横川竟(以下、横川) ファストフードなど好調だった業態はあるにせよ。外食産業にとって、これほどの危機は過去に経験したことがありません。それはもうたいへんですよ。ただ、コロナのせいで外食がダメになったというよりは、価格競争中心で、お客様が求めるメニューやサービスとにずれが生じていたなど、もともと多くの課題を抱えていたところに、コロナが追い打ちをかけた、というのが実情だと思います。
経営者の役割は、会社をつぶさないことと、そういう経営者の強いメッセージや思いをスタッフに伝えることです。それがなければ、スタッフは離れていってしまいます。外食の場合は、スタッフは働いてくれる仲間であると同時に、お客様でもあるのです。
有本均(以下、有本) まさに、おっしゃるとおりですね。
――東京に最初に緊急事態宣言が出たのが20年4月7日でしたが、横川さんはその11日後に「高倉町珈琲」の新店をオープンさせました。休業する店すらあるなか、どのように考えたのでしょうか。
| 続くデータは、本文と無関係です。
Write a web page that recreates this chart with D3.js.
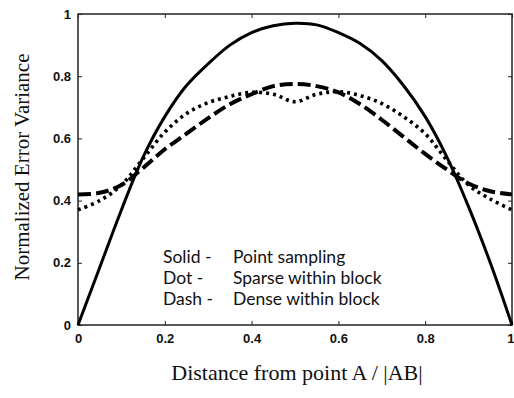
<!DOCTYPE html>
<html>
<head>
<meta charset="utf-8">
<script src="https://cdn.jsdelivr.net/npm/d3@7"></script>
<style>
  body { margin: 0; background: #fff; }
  svg { display: block; }
</style>
</head>
<body>
<svg width="514" height="398"></svg>
<script>
const xValues = [0, 0.05, 0.1, 0.15, 0.2, 0.25, 0.3, 0.35, 0.4, 0.45, 0.5, 0.55, 0.6, 0.65, 0.7, 0.75, 0.8, 0.85, 0.9, 0.95, 1];
const solidValues = [0, 0.185, 0.37, 0.54, 0.67, 0.77, 0.84, 0.9, 0.94, 0.962, 0.97, 0.965, 0.94, 0.905, 0.85, 0.77, 0.67, 0.54, 0.38, 0.2, 0];
const dotValues = [0.37, 0.40, 0.45, 0.535, 0.62, 0.68, 0.715, 0.735, 0.748, 0.742, 0.718, 0.742, 0.75, 0.738, 0.712, 0.67, 0.615, 0.53, 0.45, 0.405, 0.37];
const dashValues = [0.42, 0.425, 0.45, 0.505, 0.565, 0.615, 0.665, 0.71, 0.742, 0.768, 0.775, 0.768, 0.748, 0.71, 0.66, 0.605, 0.55, 0.5, 0.455, 0.43, 0.42];
const xTicks = [0, 0.2, 0.4, 0.6, 0.8, 1];
const yTicks = [0, 0.2, 0.4, 0.6, 0.8, 1];
const legendKeys = ['Solid -', 'Dot -', 'Dash -'];
const legendLabels = ['Point sampling', 'Sparse within block', 'Dense within block'];

const plot = { left: 78, right: 512, top: 14, bottom: 325 };

const svg = d3.select('svg');
const x = d3.scaleLinear([0, 1], [plot.left, plot.right]);
const y = d3.scaleLinear([0, 1], [plot.bottom, plot.top]);

const line = d3.line()
  .x((d) => x(d[0]))
  .y((d) => y(d[1]))
  .curve(d3.curveCatmullRom);

// box with inward ticks, matlab style
svg.append('rect')
  .attr('x', plot.left)
  .attr('y', plot.top)
  .attr('width', plot.right - plot.left)
  .attr('height', plot.bottom - plot.top)
  .attr('fill', 'none')
  .attr('stroke', '#222')
  .attr('stroke-width', 1.5);

const tickFont = (sel) => sel
  .style('font-family', '"Liberation Sans", Arial, sans-serif')
  .style('font-size', '13px')
  .style('font-weight', 'bold')
  .attr('fill', '#111');

const xAxis = svg.append('g')
  .attr('transform', `translate(0, ${plot.bottom})`)
  .call(d3.axisBottom(x).tickValues(xTicks).tickFormat(d3.format('~g')).tickSizeInner(-4).tickSizeOuter(0).tickPadding(9));
xAxis.select('.domain').remove();
xAxis.selectAll('text').call(tickFont);
// last label sits at the page edge, keep it inside
xAxis.selectAll('.tick text').filter((d) => d === 1)
  .attr('text-anchor', 'end')
  .attr('dx', 2);

const yAxis = svg.append('g')
  .attr('transform', `translate(${plot.left}, 0)`)
  .call(d3.axisLeft(y).tickValues(yTicks).tickFormat(d3.format('~g')).tickSizeInner(-4).tickSizeOuter(0).tickPadding(7));
yAxis.select('.domain').remove();
yAxis.selectAll('text').call(tickFont);

svg.append('g')
  .attr('transform', `translate(0, ${plot.top})`)
  .call(d3.axisTop(x).tickValues(xTicks).tickFormat('').tickSizeInner(-4).tickSizeOuter(0))
  .select('.domain').remove();

svg.append('g')
  .attr('transform', `translate(${plot.right}, 0)`)
  .call(d3.axisRight(y).tickValues(yTicks).tickFormat('').tickSizeInner(-4).tickSizeOuter(0))
  .select('.domain').remove();

svg.selectAll('.tick line').attr('stroke', '#222');

const series = [
  { values: solidValues, width: 3, dash: null },
  { values: dotValues, width: 3.6, dash: '3,4' },
  { values: dashValues, width: 4, dash: '13,5' },
];

series.forEach((s) => {
  svg.append('path')
    .datum(xValues.map((v, i) => [v, s.values[i]]))
    .attr('d', line)
    .attr('fill', 'none')
    .attr('stroke', '#000')
    .attr('stroke-width', s.width)
    .attr('stroke-dasharray', s.dash);
});

// legend text block
const legend = svg.append('g')
  .style('font-family', 'Lato, sans-serif')
  .style('font-size', '17.5px')
  .attr('fill', '#111');

legend.selectAll('text.key')
  .data(legendKeys)
  .join('text')
    .attr('class', 'key')
    .attr('x', 163)
    .attr('y', (d, i) => 263 + i * 21)
    .text((d) => d);

legend.selectAll('text.label')
  .data(legendLabels)
  .join('text')
    .attr('class', 'label')
    .attr('x', 233)
    .attr('y', (d, i) => 263 + i * 21)
    .text((d) => d);

svg.append('text')
  .text('Distance from point A / |AB|')
  .attr('x', 297)
  .attr('y', 380)
  .attr('text-anchor', 'middle')
  .style('font-family', '"Liberation Serif", "Times New Roman", serif')
  .style('font-size', '22px')
  .attr('fill', '#111');

svg.append('text')
  .text('Normalized Error Variance')
  .attr('transform', 'translate(29, 167) rotate(-90)')
  .attr('text-anchor', 'middle')
  .style('font-family', '"Liberation Serif", "Times New Roman", serif')
  .style('font-size', '21px')
  .attr('fill', '#111');
</script>
</body>
</html>
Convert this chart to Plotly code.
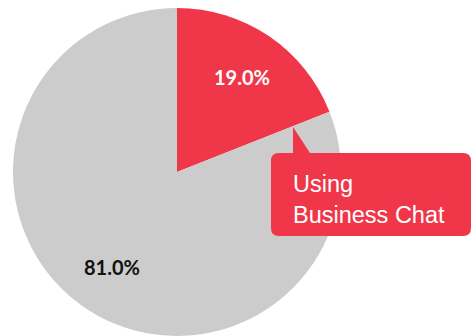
import math
import plotly.graph_objects as go

labels = ["Using Business Chat", "Not using Business Chat"]
values = [19.0, 81.0]
colors = ["#EF3749", "#CCCCCC"]
label_colors = ["white", "#111111"]
callout_text = "Using<br>Business Chat"

W, H = 473, 336
CX, CY, R = 177, 172, 164


def px(x):
    return x / W


def py(y):
    return 1 - y / H


fig = go.Figure(go.Pie(
    labels=labels,
    values=values,
    marker=dict(colors=colors, line=dict(width=0)),
    sort=False,
    direction="clockwise",
    rotation=0,
    textinfo="none",
    hoverinfo="label+percent",
    showlegend=False,
    domain=dict(x=[px(CX - R), px(CX + R)], y=[0, py(CY - R)]),
))

# percentage labels placed along each slice's mid-angle
annotations = []
total = sum(values)
cum = 0
for v, c in zip(values, label_colors):
    mid = (cum + v / 2) / total * 2 * math.pi
    cum += v
    rr = 0.7 * R
    x = CX + rr * math.sin(mid)
    y = CY - rr * math.cos(mid)
    annotations.append(dict(
        x=px(x), y=py(y), xref="paper", yref="paper",
        text=f"<b>{v / total * 100:.1f}%</b>", showarrow=False,
        font=dict(family="Lato", size=20, color=c),
        xanchor="center", yanchor="middle",
    ))

# callout bubble
bx0, by0, bx1, by1, rad = 271, 153, 471, 236, 8
tip = (293, 127)
tb = (310, 153)


def P(x, y):
    return f"{px(x):.5f},{py(y):.5f}"


path = (
    f"M {P(bx0 + rad, by0)} L {P(tip[0], by0)} L {P(*tip)} L {P(*tb)} "
    f"L {P(bx1 - rad, by0)} Q {P(bx1, by0)} {P(bx1, by0 + rad)} "
    f"L {P(bx1, by1 - rad)} Q {P(bx1, by1)} {P(bx1 - rad, by1)} "
    f"L {P(bx0 + rad, by1)} Q {P(bx0, by1)} {P(bx0, by1 - rad)} "
    f"L {P(bx0, by0 + rad)} Q {P(bx0, by0)} {P(bx0 + rad, by0)} Z"
)

fig.add_shape(type="path", path=path, xref="paper", yref="paper",
              fillcolor=colors[0], line=dict(width=0), layer="above")

annotations.append(dict(
    x=px(291), y=py(199), xref="paper", yref="paper",
    text=callout_text, showarrow=False, align="left",
    xanchor="left", yanchor="middle",
    font=dict(family="Liberation Sans, Arial", size=23.5, color="white"),
))

fig.update_layout(
    width=W, height=H,
    margin=dict(l=0, r=0, t=0, b=0),
    paper_bgcolor="white", plot_bgcolor="white",
    annotations=annotations,
)

fig.write_html("out.html", config=dict(displayModeBar=False))
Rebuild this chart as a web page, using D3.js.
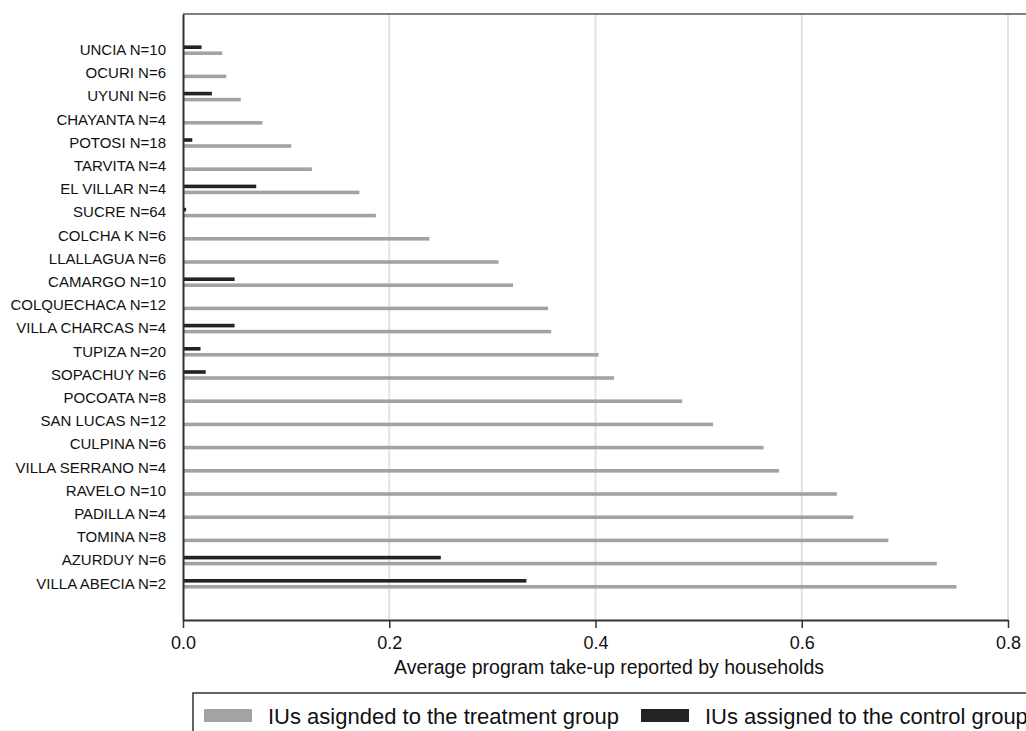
<!DOCTYPE html>
<html>
<head>
<meta charset="utf-8">
<script src="https://cdn.jsdelivr.net/npm/d3@7"></script>
<style>
  body { margin: 0; background: #fff; }
  svg { display: block; font-family: "Liberation Sans", Arial, sans-serif; }
</style>
</head>
<body>
<div id="chart"></div>
<script>
let width = 1026,
    height = 731;

// municipalities, top to bottom
const names = ["UNCIA N=10", "OCURI N=6", "UYUNI N=6", "CHAYANTA N=4", "POTOSI N=18",
  "TARVITA N=4", "EL VILLAR N=4", "SUCRE N=64", "COLCHA K N=6", "LLALLAGUA N=6",
  "CAMARGO N=10", "COLQUECHACA N=12", "VILLA CHARCAS N=4", "TUPIZA N=20", "SOPACHUY N=6",
  "POCOATA N=8", "SAN LUCAS N=12", "CULPINA N=6", "VILLA SERRANO N=4", "RAVELO N=10",
  "PADILLA N=4", "TOMINA N=8", "AZURDUY N=6", "VILLA ABECIA N=2"];

const treatment = [0.038, 0.042, 0.056, 0.077, 0.105, 0.125, 0.171, 0.187, 0.239, 0.306,
  0.320, 0.354, 0.357, 0.403, 0.418, 0.484, 0.514, 0.563, 0.578, 0.634,
  0.650, 0.684, 0.731, 0.750];

const control = [0.018, 0, 0.028, 0, 0.009, 0, 0.071, 0.003, 0, 0,
  0.050, 0, 0.050, 0.017, 0.022, 0, 0, 0, 0, 0,
  0, 0, 0.250, 0.333];

const xTicks = [0, 0.2, 0.4, 0.6, 0.8];
const groups = ["control", "treatment"];
const groupLabels = ["IUs assigned to the control group", "IUs asignded to the treatment group"];

const color = { control: "#232323", treatment: "#a3a3a3" };

const svg = d3.select("#chart")
  .append("svg")
  .attr("width", width)
  .attr("height", height);

const plot = { top: 14, bottom: 620, left: 183 };

let x = d3.scaleLinear()
  .domain([0, 0.8])
  .range([plot.left, 1008]);

let y = d3.scaleBand()
  .domain(names)
  .range([plot.top, plot.bottom])
  .paddingInner(0)
  .paddingOuter(1.06);

const barH = 3.6;
const mid = y.bandwidth() / 2;
const sub = d3.scaleBand()
  .domain(groups)
  .range([mid - 3 - barH / 2, mid + 3 + barH / 2])
  .paddingInner((6 - barH) / 6);

// gridlines
svg.append("g")
  .selectAll("line")
  .data(xTicks.slice(1))
  .join("line")
  .attr("x1", d => x(d)).attr("x2", d => x(d))
  .attr("y1", plot.top).attr("y2", plot.bottom)
  .attr("stroke", "#e3e3e3")
  .attr("stroke-width", 2);

// top frame
svg.append("line")
  .attr("x1", plot.left).attr("x2", width + 10)
  .attr("y1", plot.top).attr("y2", plot.top)
  .attr("stroke", "#555")
  .attr("stroke-width", 1.6);

const rows = names.map((n, i) => ({ name: n, treatment: treatment[i], control: control[i] }));

svg.append("g")
  .selectAll("g")
  .data(rows)
  .join("g")
  .attr("transform", d => `translate(0,${y(d.name)})`)
  .selectAll("rect")
  .data(d => groups.map(g => ({ key: g, value: d[g] })))
  .join("rect")
  .attr("x", x(0))
  .attr("y", d => sub(d.key))
  .attr("width", d => x(d.value) - x(0))
  .attr("height", sub.bandwidth())
  .attr("fill", d => color[d.key]);

// y axis
const yAxis = svg.append("g")
  .attr("transform", `translate(${plot.left},0)`)
  .call(d3.axisLeft(y).tickSize(0).tickPadding(17));
yAxis.select(".domain").attr("stroke", "#333").attr("stroke-width", 2);
yAxis.selectAll("text")
  .style("font-size", "15px")
  .attr("fill", "#111")
  .attr("font-family", "'Liberation Sans', Arial, sans-serif");

// x axis
const xAxis = svg.append("g")
  .attr("transform", `translate(0,${plot.bottom})`)
  .call(d3.axisBottom(x).tickValues(xTicks).tickFormat(d3.format(".1f")).tickSize(8).tickPadding(8).tickSizeOuter(0));
xAxis.select(".domain").attr("stroke", "#333").attr("stroke-width", 2);
xAxis.selectAll(".tick line").attr("stroke", "#333").attr("stroke-width", 1.5);
xAxis.selectAll("text")
  .style("font-size", "18px")
  .attr("fill", "#111")
  .attr("font-family", "'Liberation Sans', Arial, sans-serif");

svg.append("text")
  .attr("x", 609)
  .attr("y", 674)
  .attr("text-anchor", "middle")
  .style("font-size", "19.5px")
  .attr("fill", "#111")
  .text("Average program take-up reported by households");

// legend
svg.append("rect")
  .attr("x", 193).attr("y", 693)
  .attr("width", 900).attr("height", 60)
  .attr("fill", "none")
  .attr("stroke", "#333")
  .attr("stroke-width", 1.5);

const legendItems = [
  { key: "treatment", label: groupLabels[1], x: 204 },
  { key: "control", label: groupLabels[0], x: 641 }
];

const leg = svg.append("g")
  .selectAll("g")
  .data(legendItems)
  .join("g")
  .attr("transform", d => `translate(${d.x},709)`);

leg.append("rect")
  .attr("width", 48).attr("height", 13)
  .attr("fill", d => color[d.key]);

leg.append("text")
  .attr("x", 64)
  .attr("y", 15)
  .style("font-size", "22px")
  .attr("fill", "#111")
  .text(d => d.label);
</script>
</body>
</html>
横川 もちろん、悩みましたが、大事なのは働く人の気持ちです。まず、店長やスタッフの意見を聞きました。「感染するのが怖いから働きたくない」と言われたら、出店は断念するつもりでした。ところが、だれも「閉めよう」とは言わない。新店のオープンに向けて、アルバイトやパートを採用し、教育をし、準備してきたのです。スタッフのやる気をそいではいけない。私も腹をくくりました。
有本 思い切った決断だったのですね。
横川 実のところ、私自身はできると確信していました。すかいらーくでセントラルキッチンをつくったときに、細菌学の専門家を呼んで基礎から学びました。浮遊菌落下対策まで勉強したんですよ。また、「高倉町珈琲」は居心地を重視して席のスペースを大きめにとっているので、ソーシャル・ディスタンス対応もしやすい。そこで、対策を適切に行いさえすれば、過度に恐れることはないと判断していたのです。
――実際、その新店はどうだったのですか。
横川 店を開けたって時短営業ですし、利益なんて出ないですよ。それでも、お客様とスタッフの安全が確保できるのであれば、スタッフのやる気に応えるべきなのです。店で働けるということ自体がスタッフにとっては安心できることですし、会社に対する信頼にもつながります。だからいったん店を開けると決めた以上は、踏ん張らないといけないのです。